# STATED PROBLEM
Produce a word-for-word copy of the listing below without its pictures.

[Rows from a dataset of charts and code]
▶
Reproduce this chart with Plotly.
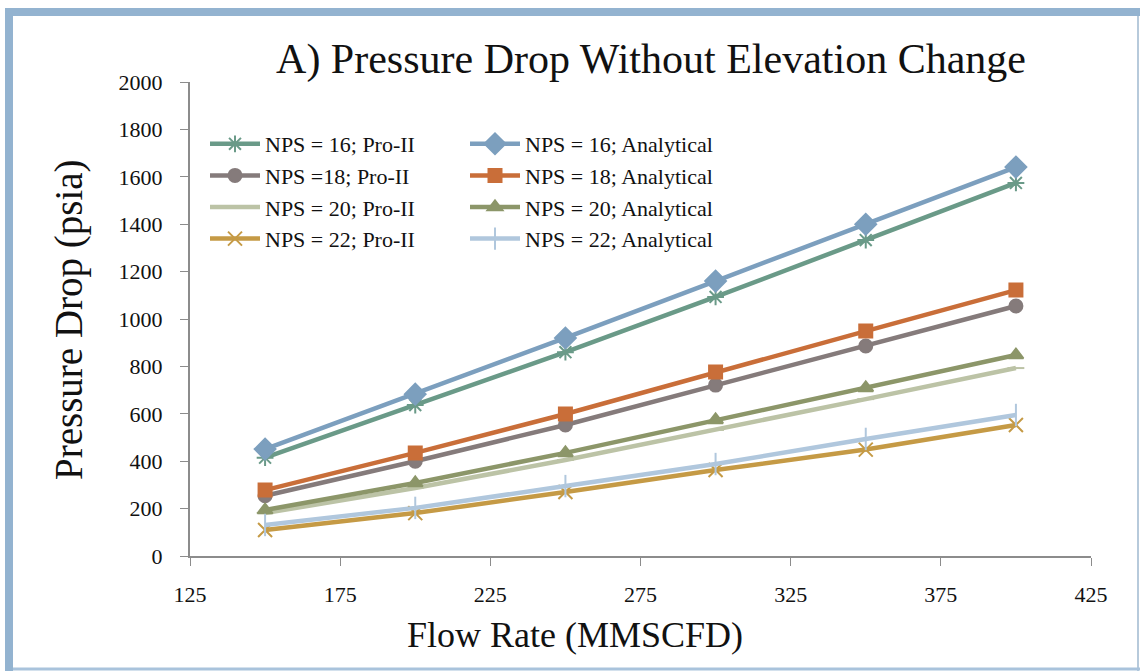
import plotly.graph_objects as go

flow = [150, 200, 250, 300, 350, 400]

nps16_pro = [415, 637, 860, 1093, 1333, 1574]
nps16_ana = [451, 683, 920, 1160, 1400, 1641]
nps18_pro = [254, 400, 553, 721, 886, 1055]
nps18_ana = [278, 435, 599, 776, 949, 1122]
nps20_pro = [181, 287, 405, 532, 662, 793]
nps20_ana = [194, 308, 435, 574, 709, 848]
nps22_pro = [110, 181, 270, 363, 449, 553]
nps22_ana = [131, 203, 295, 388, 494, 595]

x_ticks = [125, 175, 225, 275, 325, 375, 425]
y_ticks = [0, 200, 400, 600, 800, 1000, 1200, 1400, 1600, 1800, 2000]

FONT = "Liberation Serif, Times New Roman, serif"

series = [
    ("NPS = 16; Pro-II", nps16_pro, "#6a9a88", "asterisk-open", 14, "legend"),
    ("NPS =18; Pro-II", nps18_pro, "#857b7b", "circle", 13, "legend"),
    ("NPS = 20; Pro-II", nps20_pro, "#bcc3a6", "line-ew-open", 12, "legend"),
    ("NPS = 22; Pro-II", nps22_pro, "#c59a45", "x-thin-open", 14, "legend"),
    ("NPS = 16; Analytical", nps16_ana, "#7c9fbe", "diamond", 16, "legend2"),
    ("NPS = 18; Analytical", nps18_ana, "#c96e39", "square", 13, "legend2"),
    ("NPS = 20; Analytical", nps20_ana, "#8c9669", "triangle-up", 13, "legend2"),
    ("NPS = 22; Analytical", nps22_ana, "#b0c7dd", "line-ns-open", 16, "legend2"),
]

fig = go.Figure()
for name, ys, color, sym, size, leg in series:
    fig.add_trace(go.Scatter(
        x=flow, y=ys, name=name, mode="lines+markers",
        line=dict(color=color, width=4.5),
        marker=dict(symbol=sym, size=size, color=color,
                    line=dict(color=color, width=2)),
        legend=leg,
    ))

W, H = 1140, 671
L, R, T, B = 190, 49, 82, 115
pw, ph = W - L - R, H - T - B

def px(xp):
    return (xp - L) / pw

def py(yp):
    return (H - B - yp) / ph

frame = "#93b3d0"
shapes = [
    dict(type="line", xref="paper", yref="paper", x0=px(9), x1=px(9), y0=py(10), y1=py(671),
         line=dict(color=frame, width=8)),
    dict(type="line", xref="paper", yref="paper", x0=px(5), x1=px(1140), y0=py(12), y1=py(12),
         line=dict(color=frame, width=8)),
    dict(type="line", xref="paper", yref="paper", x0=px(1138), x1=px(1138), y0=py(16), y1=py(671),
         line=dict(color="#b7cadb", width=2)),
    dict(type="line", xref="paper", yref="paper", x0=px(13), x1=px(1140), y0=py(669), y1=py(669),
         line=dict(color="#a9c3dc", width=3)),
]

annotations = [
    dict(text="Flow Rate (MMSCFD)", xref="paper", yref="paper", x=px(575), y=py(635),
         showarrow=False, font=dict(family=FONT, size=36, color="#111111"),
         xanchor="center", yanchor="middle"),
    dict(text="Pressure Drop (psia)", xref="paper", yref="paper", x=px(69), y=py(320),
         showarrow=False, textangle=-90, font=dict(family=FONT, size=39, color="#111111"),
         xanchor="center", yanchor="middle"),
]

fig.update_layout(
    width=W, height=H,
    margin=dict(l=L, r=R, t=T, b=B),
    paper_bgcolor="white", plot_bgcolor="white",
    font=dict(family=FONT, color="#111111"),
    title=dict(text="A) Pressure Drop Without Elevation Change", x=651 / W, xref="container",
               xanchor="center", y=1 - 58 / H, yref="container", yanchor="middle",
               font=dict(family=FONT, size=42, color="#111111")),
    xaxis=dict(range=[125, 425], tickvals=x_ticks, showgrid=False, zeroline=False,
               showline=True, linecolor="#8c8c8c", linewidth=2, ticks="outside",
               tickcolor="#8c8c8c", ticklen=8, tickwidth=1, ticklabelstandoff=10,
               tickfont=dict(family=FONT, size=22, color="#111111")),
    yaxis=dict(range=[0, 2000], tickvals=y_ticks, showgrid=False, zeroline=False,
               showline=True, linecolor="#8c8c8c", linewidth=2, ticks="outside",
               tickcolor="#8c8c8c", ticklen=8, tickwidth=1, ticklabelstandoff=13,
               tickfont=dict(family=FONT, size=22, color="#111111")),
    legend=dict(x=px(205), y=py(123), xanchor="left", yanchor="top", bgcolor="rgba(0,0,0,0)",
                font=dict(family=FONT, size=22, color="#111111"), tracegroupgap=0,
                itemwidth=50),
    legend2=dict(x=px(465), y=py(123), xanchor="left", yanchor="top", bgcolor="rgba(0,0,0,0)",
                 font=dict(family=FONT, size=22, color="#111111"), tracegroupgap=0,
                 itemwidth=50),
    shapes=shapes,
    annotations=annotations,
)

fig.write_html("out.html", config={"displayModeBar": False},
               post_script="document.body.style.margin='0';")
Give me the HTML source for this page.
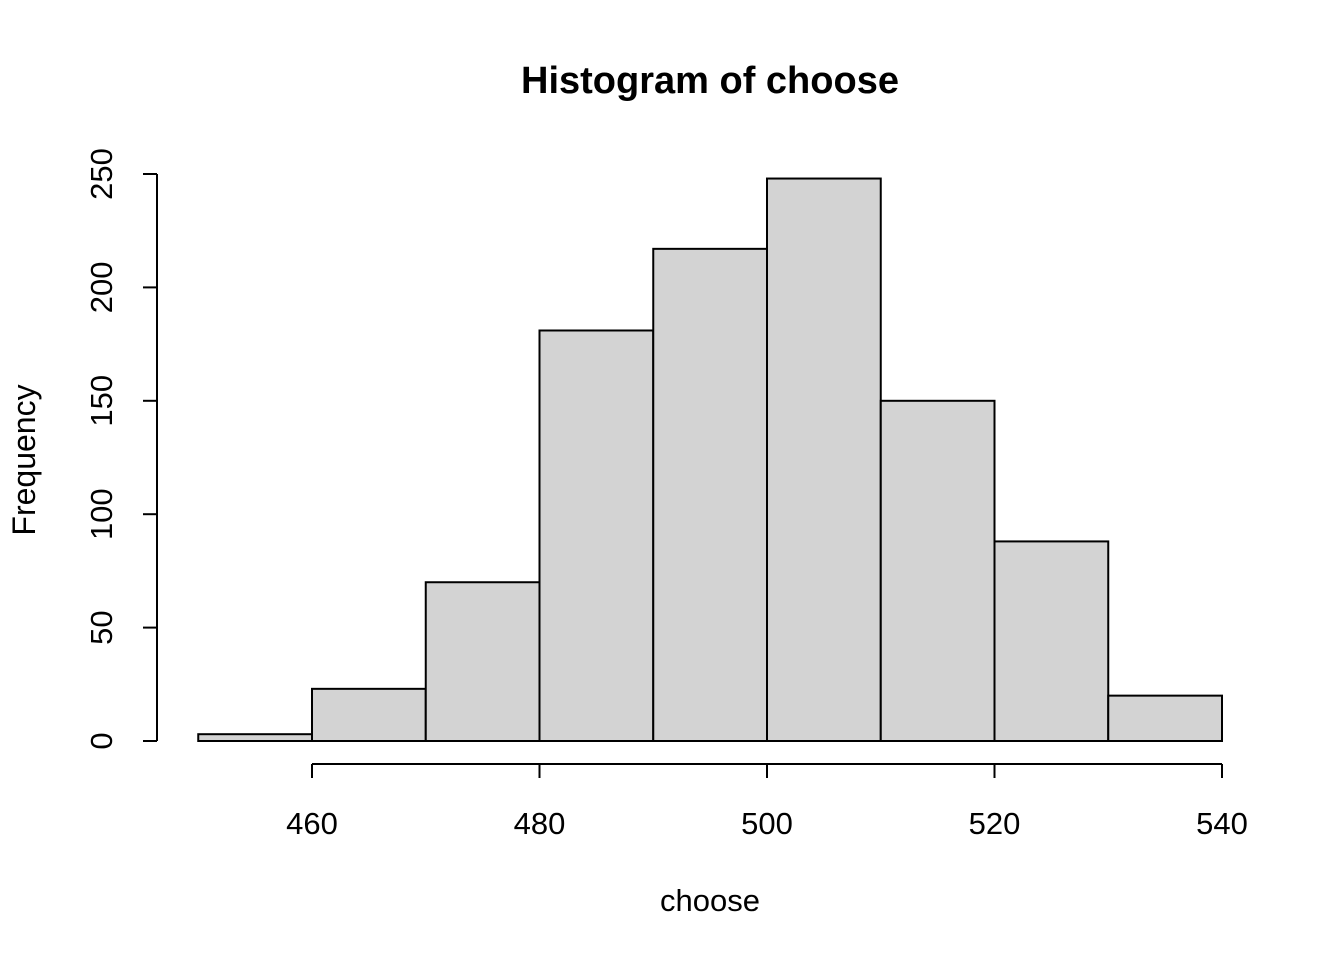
◀
# RESPONSE FOR THIS EXERCISE
Reproduce this chart with Plotly.
import plotly.graph_objects as go

flow = [150, 200, 250, 300, 350, 400]

nps16_pro = [415, 637, 860, 1093, 1333, 1574]
nps16_ana = [451, 683, 920, 1160, 1400, 1641]
nps18_pro = [254, 400, 553, 721, 886, 1055]
nps18_ana = [278, 435, 599, 776, 949, 1122]
nps20_pro = [181, 287, 405, 532, 662, 793]
nps20_ana = [194, 308, 435, 574, 709, 848]
nps22_pro = [110, 181, 270, 363, 449, 553]
nps22_ana = [131, 203, 295, 388, 494, 595]

x_ticks = [125, 175, 225, 275, 325, 375, 425]
y_ticks = [0, 200, 400, 600, 800, 1000, 1200, 1400, 1600, 1800, 2000]

FONT = "Liberation Serif, Times New Roman, serif"

series = [
    ("NPS = 16; Pro-II", nps16_pro, "#6a9a88", "asterisk-open", 14, "legend"),
    ("NPS =18; Pro-II", nps18_pro, "#857b7b", "circle", 13, "legend"),
    ("NPS = 20; Pro-II", nps20_pro, "#bcc3a6", "line-ew-open", 12, "legend"),
    ("NPS = 22; Pro-II", nps22_pro, "#c59a45", "x-thin-open", 14, "legend"),
    ("NPS = 16; Analytical", nps16_ana, "#7c9fbe", "diamond", 16, "legend2"),
    ("NPS = 18; Analytical", nps18_ana, "#c96e39", "square", 13, "legend2"),
    ("NPS = 20; Analytical", nps20_ana, "#8c9669", "triangle-up", 13, "legend2"),
    ("NPS = 22; Analytical", nps22_ana, "#b0c7dd", "line-ns-open", 16, "legend2"),
]

fig = go.Figure()
for name, ys, color, sym, size, leg in series:
    fig.add_trace(go.Scatter(
        x=flow, y=ys, name=name, mode="lines+markers",
        line=dict(color=color, width=4.5),
        marker=dict(symbol=sym, size=size, color=color,
                    line=dict(color=color, width=2)),
        legend=leg,
    ))

W, H = 1140, 671
L, R, T, B = 190, 49, 82, 115
pw, ph = W - L - R, H - T - B

def px(xp):
    return (xp - L) / pw

def py(yp):
    return (H - B - yp) / ph

frame = "#93b3d0"
shapes = [
    dict(type="line", xref="paper", yref="paper", x0=px(9), x1=px(9), y0=py(10), y1=py(671),
         line=dict(color=frame, width=8)),
    dict(type="line", xref="paper", yref="paper", x0=px(5), x1=px(1140), y0=py(12), y1=py(12),
         line=dict(color=frame, width=8)),
    dict(type="line", xref="paper", yref="paper", x0=px(1138), x1=px(1138), y0=py(16), y1=py(671),
         line=dict(color="#b7cadb", width=2)),
    dict(type="line", xref="paper", yref="paper", x0=px(13), x1=px(1140), y0=py(669), y1=py(669),
         line=dict(color="#a9c3dc", width=3)),
]

annotations = [
    dict(text="Flow Rate (MMSCFD)", xref="paper", yref="paper", x=px(575), y=py(635),
         showarrow=False, font=dict(family=FONT, size=36, color="#111111"),
         xanchor="center", yanchor="middle"),
    dict(text="Pressure Drop (psia)", xref="paper", yref="paper", x=px(69), y=py(320),
         showarrow=False, textangle=-90, font=dict(family=FONT, size=39, color="#111111"),
         xanchor="center", yanchor="middle"),
]

fig.update_layout(
    width=W, height=H,
    margin=dict(l=L, r=R, t=T, b=B),
    paper_bgcolor="white", plot_bgcolor="white",
    font=dict(family=FONT, color="#111111"),
    title=dict(text="A) Pressure Drop Without Elevation Change", x=651 / W, xref="container",
               xanchor="center", y=1 - 58 / H, yref="container", yanchor="middle",
               font=dict(family=FONT, size=42, color="#111111")),
    xaxis=dict(range=[125, 425], tickvals=x_ticks, showgrid=False, zeroline=False,
               showline=True, linecolor="#8c8c8c", linewidth=2, ticks="outside",
               tickcolor="#8c8c8c", ticklen=8, tickwidth=1, ticklabelstandoff=10,
               tickfont=dict(family=FONT, size=22, color="#111111")),
    yaxis=dict(range=[0, 2000], tickvals=y_ticks, showgrid=False, zeroline=False,
               showline=True, linecolor="#8c8c8c", linewidth=2, ticks="outside",
               tickcolor="#8c8c8c", ticklen=8, tickwidth=1, ticklabelstandoff=13,
               tickfont=dict(family=FONT, size=22, color="#111111")),
    legend=dict(x=px(205), y=py(123), xanchor="left", yanchor="top", bgcolor="rgba(0,0,0,0)",
                font=dict(family=FONT, size=22, color="#111111"), tracegroupgap=0,
                itemwidth=50),
    legend2=dict(x=px(465), y=py(123), xanchor="left", yanchor="top", bgcolor="rgba(0,0,0,0)",
                 font=dict(family=FONT, size=22, color="#111111"), tracegroupgap=0,
                 itemwidth=50),
    shapes=shapes,
    annotations=annotations,
)

fig.write_html("out.html", config={"displayModeBar": False},
               post_script="document.body.style.margin='0';")
Give me the HTML source for this page.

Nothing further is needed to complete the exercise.